Agencies Again Must Come Up With 5 Percent in Spending Cuts
Instructions for fiscal 2015 budget submissions include finding ways to curb duplication.
Newly installed White House budget director Sylvia Burwell on Wednesday instructed all agency heads to prepare for a 5 percent spending reduction in budget submissions for fiscal 2015, on top of the 5 percent cuts already planned for the yet-to-be enacted fiscal 2014 budget.
“We have not had the regular order budgeting process that we would prefer, and I understand the compounding challenges that agencies face in continuing to provide vital services and protect mission in an environment of sequestration,” she wrote in a memo dated May 29. “These challenges have only increased the president's resolve to work with Congress on restoring regular order and replacing sequestration with a balanced deficit reduction plan of additional spending cuts and sensible entitlement reforms coupled with revenue from tax reform.”
Burwell suggested a variety of ways agencies could achieve the targeted cuts. “All agencies should look for ways to reduce fragmentation, overlap, and duplication, and increase effectiveness,” the memo said. “Your submission should include a separate section that identifies your agency's recommendations in this area, within your agency or with programs at other agencies. As appropriate, your list of recommendations should include proposals that address the Government Accountability Office's recommendations.”
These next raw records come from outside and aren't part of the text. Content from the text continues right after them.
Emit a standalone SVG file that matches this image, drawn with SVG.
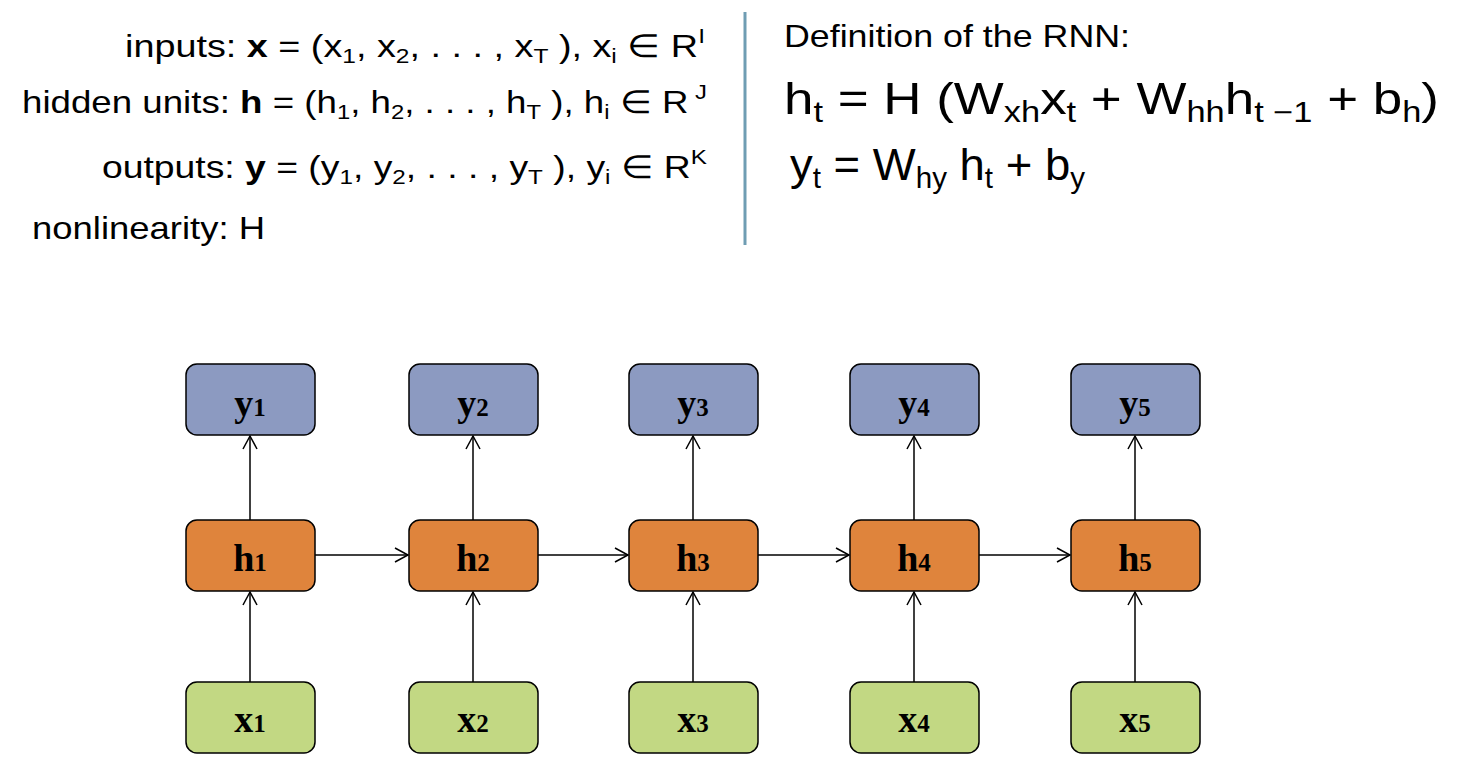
<svg xmlns="http://www.w3.org/2000/svg" width="1466" height="760" viewBox="0 0 1466 760">
<style>
.t{font-family:"Liberation Sans",Arial,sans-serif;font-size:32px;fill:#000}
.e{font-family:"Liberation Sans",Arial,sans-serif;font-size:44px;fill:#000}
.s{font-size:65%}
.n{stroke:#000;stroke-width:1.5}
.y{fill:#8c9ac1}.h{fill:#df843c}.x{fill:#c2d883}
.l{font-family:"Liberation Serif","Times New Roman",serif;font-weight:bold;font-size:38px;text-anchor:middle}
.l tspan{font-size:25px}
.c line{stroke:#000;stroke-width:1.5;marker-end:url(#a)}
</style>
<defs><marker id="a" markerWidth="16" markerHeight="16" refX="14" refY="8" orient="auto" markerUnits="userSpaceOnUse"><path d="M1,1 L14,8 L1,15" fill="none" stroke="#000" stroke-width="1.5"/></marker></defs>
<g id="legend">
<text class="t" x="125" y="57" textLength="580" lengthAdjust="spacingAndGlyphs">inputs: <tspan font-weight="bold">x</tspan> = (x<tspan class="s" dy="6">1</tspan><tspan dy="-6">,  x</tspan><tspan class="s" dy="6">2</tspan><tspan dy="-6">,  . . . , x</tspan><tspan class="s" dy="6">T</tspan><tspan dy="-6"> ), x</tspan><tspan class="s" dy="6">i</tspan><tspan dy="-6"> ∈ R</tspan><tspan class="s" dy="-14">I</tspan></text>
<text class="t" x="22" y="113" textLength="685" lengthAdjust="spacingAndGlyphs">hidden units: <tspan font-weight="bold">h</tspan> = (h<tspan class="s" dy="6">1</tspan><tspan dy="-6">,  h</tspan><tspan class="s" dy="6">2</tspan><tspan dy="-6">,  . . . , h</tspan><tspan class="s" dy="6">T</tspan><tspan dy="-6"> ), h</tspan><tspan class="s" dy="6">i</tspan><tspan dy="-6"> ∈ R</tspan><tspan class="s" dy="-14"> J</tspan></text>
<text class="t" x="102" y="178" textLength="605" lengthAdjust="spacingAndGlyphs">outputs: <tspan font-weight="bold">y</tspan> = (y<tspan class="s" dy="6">1</tspan><tspan dy="-6">,  y</tspan><tspan class="s" dy="6">2</tspan><tspan dy="-6">,  . . . , y</tspan><tspan class="s" dy="6">T</tspan><tspan dy="-6"> ), y</tspan><tspan class="s" dy="6">i</tspan><tspan dy="-6"> ∈ R</tspan><tspan class="s" dy="-14">K</tspan></text>
<text class="t" x="32" y="239" textLength="233" lengthAdjust="spacingAndGlyphs">nonlinearity: H</text>
</g>
<line x1="745" y1="12" x2="745" y2="245" stroke="#6f9db3" stroke-width="3"/>
<g id="definition">
<text class="t" x="784" y="47" textLength="346" lengthAdjust="spacingAndGlyphs">Definition of the RNN:</text>
<text class="e" x="784" y="114" textLength="655" lengthAdjust="spacingAndGlyphs">h<tspan class="s" dy="8">t</tspan><tspan dy="-8">  =  H  (W</tspan><tspan class="s" dy="8">xh</tspan><tspan dy="-8">x</tspan><tspan class="s" dy="8">t</tspan><tspan dy="-8">  +  W</tspan><tspan class="s" dy="8">hh</tspan><tspan dy="-8">h</tspan><tspan class="s" dy="8">t −1</tspan><tspan dy="-8"> + b</tspan><tspan class="s" dy="8">h</tspan><tspan dy="-8">)</tspan></text>
<text class="e" x="790" y="180" textLength="295" lengthAdjust="spacingAndGlyphs">y<tspan class="s" dy="8">t</tspan><tspan dy="-8"> = W</tspan><tspan class="s" dy="8">hy</tspan><tspan dy="-8"> h</tspan><tspan class="s" dy="8">t</tspan><tspan dy="-8"> + b</tspan><tspan class="s" dy="8">y</tspan></text>
</g>
<g class="c" id="connectors">
<line x1="250" y1="682" x2="250" y2="592"/><line x1="473" y1="682" x2="473" y2="592"/><line x1="693" y1="682" x2="693" y2="592"/><line x1="914" y1="682" x2="914" y2="592"/><line x1="1135" y1="682" x2="1135" y2="592"/>
<line x1="250" y1="520" x2="250" y2="436"/><line x1="473" y1="520" x2="473" y2="436"/><line x1="693" y1="520" x2="693" y2="436"/><line x1="914" y1="520" x2="914" y2="436"/><line x1="1135" y1="520" x2="1135" y2="436"/>
<line x1="315" y1="555" x2="408" y2="555"/><line x1="538" y1="555" x2="628" y2="555"/><line x1="758" y1="555" x2="849" y2="555"/><line x1="979" y1="555" x2="1070" y2="555"/>
</g>
<g id="y1"><rect class="n y" x="186" y="364" width="129" height="71" rx="11"/><text class="l" x="250" y="416">y<tspan>1</tspan></text></g>
<g id="y2"><rect class="n y" x="409" y="364" width="129" height="71" rx="11"/><text class="l" x="473" y="416">y<tspan>2</tspan></text></g>
<g id="y3"><rect class="n y" x="629" y="364" width="129" height="71" rx="11"/><text class="l" x="693" y="416">y<tspan>3</tspan></text></g>
<g id="y4"><rect class="n y" x="850" y="364" width="129" height="71" rx="11"/><text class="l" x="914" y="416">y<tspan>4</tspan></text></g>
<g id="y5"><rect class="n y" x="1071" y="364" width="129" height="71" rx="11"/><text class="l" x="1135" y="416">y<tspan>5</tspan></text></g>
<g id="h1"><rect class="n h" x="186" y="520" width="129" height="71" rx="11"/><text class="l" x="250" y="571">h<tspan>1</tspan></text></g>
<g id="h2"><rect class="n h" x="409" y="520" width="129" height="71" rx="11"/><text class="l" x="473" y="571">h<tspan>2</tspan></text></g>
<g id="h3"><rect class="n h" x="629" y="520" width="129" height="71" rx="11"/><text class="l" x="693" y="571">h<tspan>3</tspan></text></g>
<g id="h4"><rect class="n h" x="850" y="520" width="129" height="71" rx="11"/><text class="l" x="914" y="571">h<tspan>4</tspan></text></g>
<g id="h5"><rect class="n h" x="1071" y="520" width="129" height="71" rx="11"/><text class="l" x="1135" y="571">h<tspan>5</tspan></text></g>
<g id="x1"><rect class="n x" x="186" y="682" width="129" height="71" rx="11"/><text class="l" x="250" y="732">x<tspan>1</tspan></text></g>
<g id="x2"><rect class="n x" x="409" y="682" width="129" height="71" rx="11"/><text class="l" x="473" y="732">x<tspan>2</tspan></text></g>
<g id="x3"><rect class="n x" x="629" y="682" width="129" height="71" rx="11"/><text class="l" x="693" y="732">x<tspan>3</tspan></text></g>
<g id="x4"><rect class="n x" x="850" y="682" width="129" height="71" rx="11"/><text class="l" x="914" y="732">x<tspan>4</tspan></text></g>
<g id="x5"><rect class="n x" x="1071" y="682" width="129" height="71" rx="11"/><text class="l" x="1135" y="732">x<tspan>5</tspan></text></g>
</svg>
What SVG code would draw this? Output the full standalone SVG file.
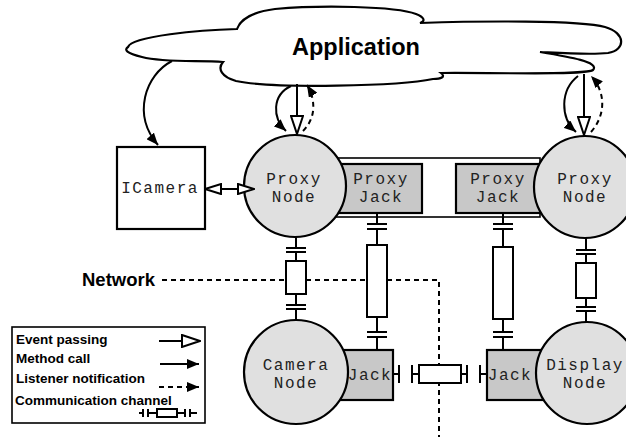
<svg xmlns="http://www.w3.org/2000/svg" width="626" height="440" viewBox="0 0 626 440">
<style>
.ln{fill:none;stroke:#000;stroke-width:2}
.dash{fill:none;stroke:#000;stroke-width:2;stroke-dasharray:5 4}
.node{fill:#e0e0e0;stroke:#000;stroke-width:2.2}
.jack{fill:#c8c8c8;stroke:#000;stroke-width:2.2}
.box{fill:#fff;stroke:#000;stroke-width:2.2}
.res{fill:#fff;stroke:#000;stroke-width:2}
.mono{font-family:"Liberation Mono","Courier New",monospace;font-size:16px;letter-spacing:1.5px;fill:#222;text-anchor:middle}
.lbl{font-family:"Liberation Sans",Arial,sans-serif;font-weight:bold;fill:#000}
.leg{font-family:"Liberation Sans",Arial,sans-serif;font-weight:bold;font-size:13.5px;fill:#000}
</style>
<defs>
<marker id="fill" viewBox="0 0 12 10" refX="12" refY="5" markerWidth="12" markerHeight="10" markerUnits="userSpaceOnUse" orient="auto"><path d="M0,0 L12,5 L0,10 Z" fill="#000"/></marker>
<marker id="hollow" viewBox="0 0 20 14" refX="19" refY="7" markerWidth="20" markerHeight="14" markerUnits="userSpaceOnUse" orient="auto-start-reverse"><path d="M1,1 L19,7 L1,13 Z" fill="#fff" stroke="#000" stroke-width="2"/></marker>
<marker id="hollowS" viewBox="0 0 18 12" refX="17" refY="6" markerWidth="18" markerHeight="12" markerUnits="userSpaceOnUse" orient="auto-start-reverse"><path d="M1,1 L17,6 L1,11 Z" fill="#fff" stroke="#000" stroke-width="2"/></marker>
</defs>

<!-- network boundary -->
<g id="network">
<path class="dash" d="M162,280 L439,280 L439,437"/>
<text class="lbl" x="82" y="286" font-size="18.5">Network</text>
</g>

<!-- Application cloud -->
<g id="application">
<path d="M128,47 C132,36 200,30 237,29 C240,20 252,12 275,9 C320,5 395,6 416,14 C424,17 426,21 420,23 C480,21 580,20 605,27 C626,33 626,50 608,53 C590,55 560,53 540,52 C570,57 600,62 593,70 C585,76 470,72 441,73 C446,77 441,79 433,79 C400,86 275,89 236,81 C222,77 217,69 223,62 C200,60 165,63 142,57 C126,53 124,50 128,47 Z" fill="#fff" stroke="#000" stroke-width="2.2"/>
<text class="lbl" x="356" y="55" font-size="23.5" text-anchor="middle">Application</text>
</g>

<!-- proxy jack enclosure -->
<g id="proxy-link">
<rect x="330" y="158" width="210" height="59" fill="#fff" stroke="#000" stroke-width="1.6"/>
</g>

<g id="proxy-jack-left">
<rect class="jack" x="330" y="164" width="92" height="49"/>
<text class="mono" x="381" y="184">Proxy</text>
<text class="mono" x="381" y="202">Jack</text>
</g>
<g id="proxy-jack-right">
<rect class="jack" x="456" y="164" width="90" height="49"/>
<text class="mono" x="498" y="184">Proxy</text>
<text class="mono" x="498" y="202">Jack</text>
</g>

<g id="icamera">
<rect class="box" x="117" y="147" width="88" height="82"/>
<text class="mono" x="160" y="193">ICamera</text>
</g>

<g id="proxy-node-left">
<circle class="node" cx="295" cy="186" r="51"/>
<text class="mono" x="294" y="184">Proxy</text>
<text class="mono" x="294" y="202">Node</text>
</g>
<g id="proxy-node-right">
<circle class="node" cx="585" cy="187" r="51"/>
<text class="mono" x="585" y="184">Proxy</text>
<text class="mono" x="585" y="202">Node</text>
</g>

<g id="camera-jack">
<rect class="jack" x="330" y="350" width="63" height="50"/>
<text class="mono" x="370" y="380">Jack</text>
</g>
<g id="display-jack">
<rect class="jack" x="487" y="350" width="60" height="50"/>
<text class="mono" x="510" y="380">Jack</text>
</g>

<g id="camera-node">
<circle class="node" cx="296" cy="372" r="52"/>
<text class="mono" x="296" y="370">Camera</text>
<text class="mono" x="296" y="388">Node</text>
</g>
<g id="display-node">
<circle class="node" cx="587" cy="373" r="51"/>
<text class="mono" x="585" y="370">Display</text>
<text class="mono" x="585" y="388">Node</text>
</g>

<g id="connectors">
<!-- app to ICamera -->
<path class="ln" d="M172,61 C145,75 132,115 158,145" marker-end="url(#fill)"/>
<!-- ICamera <-> proxy node -->
<line class="ln" x1="205" y1="189" x2="254" y2="189" marker-start="url(#hollowS)" marker-end="url(#hollowS)"/>
<!-- left proxy node arrows -->
<line class="ln" x1="297" y1="84" x2="297" y2="134" marker-end="url(#hollow)"/>
<path class="ln" d="M291,86 C272,95 272,118 286,131" marker-end="url(#fill)"/>
<path class="dash" d="M303,131 C316,118 316,100 307,85" marker-end="url(#fill)"/>
<!-- right proxy node arrows -->
<line class="ln" x1="584" y1="74" x2="584" y2="135" marker-end="url(#hollow)"/>
<path class="ln" d="M578,76 C560,90 560,118 576,132" marker-end="url(#fill)"/>
<path class="dash" d="M591,132 C606,115 606,92 591,76" marker-end="url(#fill)"/>

<!-- channel A: proxy node -> camera node -->
<g class="ch">
<path class="ln" d="M296,237 V248 M286,248 H306 M286,252 H306 M296,252 V261 M296,294 V305 M286,305 H306 M286,309 H306 M296,309 V321"/>
<rect class="res" x="286" y="261" width="20" height="33"/>
</g>
<!-- channel B: proxy jack -> camera jack -->
<g class="ch">
<path class="ln" d="M377,213 V224 M367,224 H387 M367,229 H387 M377,229 V245 M377,317 V332 M367,332 H387 M367,337 H387 M377,337 V350"/>
<rect class="res" x="367" y="245" width="20" height="72"/>
</g>
<!-- channel C: proxy jack -> display jack -->
<g class="ch">
<path class="ln" d="M503,213 V224 M493,224 H513 M493,229 H513 M503,229 V247 M503,319 V332 M493,332 H513 M493,337 H513 M503,337 V350"/>
<rect class="res" x="493" y="247" width="20" height="72"/>
</g>
<!-- channel D: proxy node -> display node -->
<g class="ch">
<path class="ln" d="M586,238 V250 M576,250 H596 M576,254 H596 M586,254 V263 M586,298 V307 M576,307 H596 M576,311 H596 M586,311 V322"/>
<rect class="res" x="576" y="263" width="20" height="35"/>
</g>
<!-- channel E: jack -> jack -->
<g class="ch">
<path class="ln" d="M393,374 H399 M399,365 V383 M412,365 V383 M412,374 H419 M461,374 H467 M467,365 V383 M480,365 V383 M480,374 H487"/>
<rect class="res" x="419" y="365" width="42" height="18"/>
</g>
</g>

<!-- legend -->
<g id="legend">
<rect x="12" y="327" width="193" height="96" fill="#fff" stroke="#000" stroke-width="1.6"/>
<text class="leg" x="16" y="344">Event passing</text>
<text class="leg" x="16" y="363">Method call</text>
<text class="leg" x="16" y="383">Listener notification</text>
<text class="leg" x="15" y="405">Communication channel</text>
<line class="ln" x1="159" y1="341" x2="200" y2="341" marker-end="url(#hollow)"/>
<line class="ln" x1="160" y1="364" x2="199" y2="364" marker-end="url(#fill)"/>
<line class="dash" x1="159" y1="387" x2="199" y2="387" marker-end="url(#fill)"/>
<path class="ln" d="M139,413 H143 M143,409 V417 M148,409 V417 M148,413 H157 M177,413 H185 M185,409 V417 M190,409 V417 M190,413 H197"/>
<rect class="res" x="157" y="409" width="20" height="8"/>
</g>
</svg>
The memo solicits programmatic innovations that are “fully paid for” and reminds managers to use evidence and evaluation in policymaking, the topic of a future memo. It tells agencies that updated performance management strategic plans for achieving the president’s agency-specific priority goals are due by June 3.
President Obama’s nominee to be Burwell’s No. 2 -- Brian Deese -- cleared the Senate Budget Committee on May 22. Deese is currently deputy director of the National Economic Council.